Lowell's imaginative scenario, in turn, inspired English novelist H.G. Wells to write The War of the Worlds, a dramatic account of an invasion of Earth by octopus-like Martians. In 1938 a radio drama adapted from that novel by another man named Welles--Orson, that is--panicked many Americans who believed that a real Martian invasion was under way.

Even after the mighty 200-in. Mount Palomar telescope focused on Mars and found no evidence at all of networks of canals or other manifestations of intelligent life, the fascination continued, fueled by books, grade-B movies and TV sitcoms--all involving encounters with Red Planet denizens of various sizes, shapes and consistencies.

Mariner 9, placed in low orbit around Mars in 1971, cast a temporary pall on the fantasies when it transmitted pictures showing a desolate, crater-pocked landscape with no cities, bridges or other signs of intelligent life. But among the craters, canyons and volcanoes, Mariner discerned dry, meandering riverbeds and deltas, unmistakable evidence that water had once flowed freely on the surface in a warm, hospitable climate.

Could life have evolved during this balmy era? It was in part to answer that question that the Viking 1 and 2 spacecraft, each consisting of an orbiter and lander, reached Mars in 1976. Scooping up and analyzing Martian soil in an onboard chemistry lab, the landers found no signs of life, past or present. Still, says Stanford's Zare, the failure in no way ruled out the possibility of existing Martian life. Since Mars lacks an ozone layer, he explains, solar ultraviolet light "will sterilize and break up any type of organics that might be on the surface." For that reason, he says, when NASA gets to Mars again, "it should not just creep around the surface, but look deeper down."

Despite Viking's inability to find life, its orbiter seemed determined to keep the mystery of Mars alive. Among the images it sent back was an overview of a large surface feature resembling a human face. That stirred a frenzy among alien-life enthusiasts, eccentrics and mystics, who were soon insisting that the face--as well as another nearby formation that they described as a ruined city--were the works of an advanced but now extinct civilization.

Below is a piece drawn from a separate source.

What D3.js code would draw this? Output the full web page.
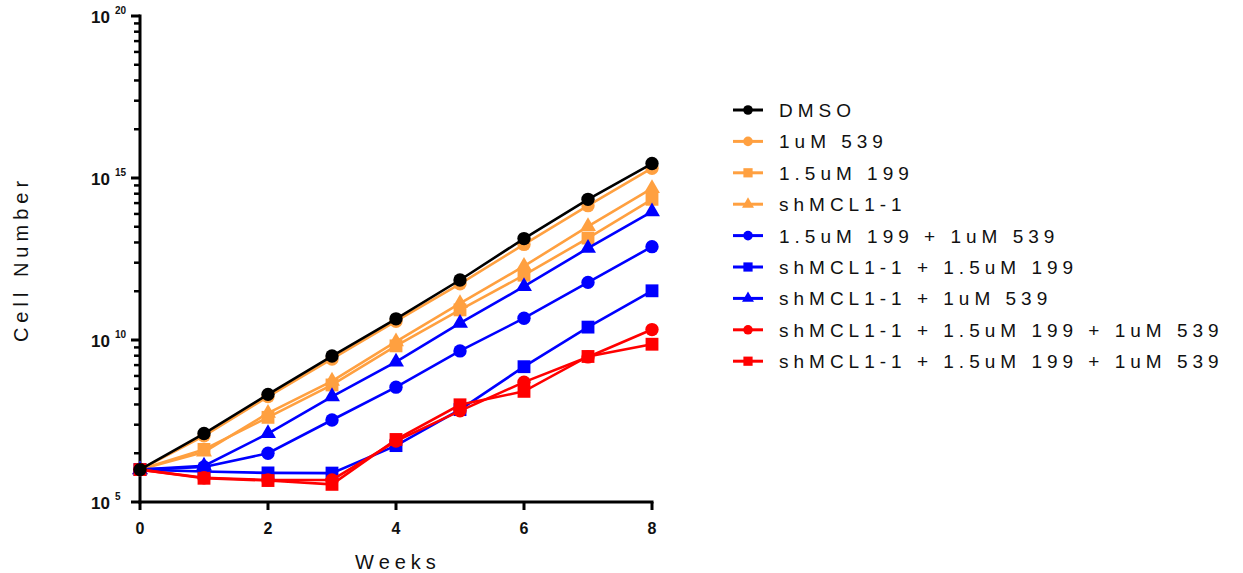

That myth persists despite Administrator Goldin's admonition last week. "I want everyone to understand that we are not talking about little green men," he stressed. "There is no evidence or suggestion that any higher life-form ever existed on Mars." Undaunted, tabloid editors promptly produced a flurry of new fantasy headlines and stories about aliens, some accompanied by pictures of the so-called Martian face.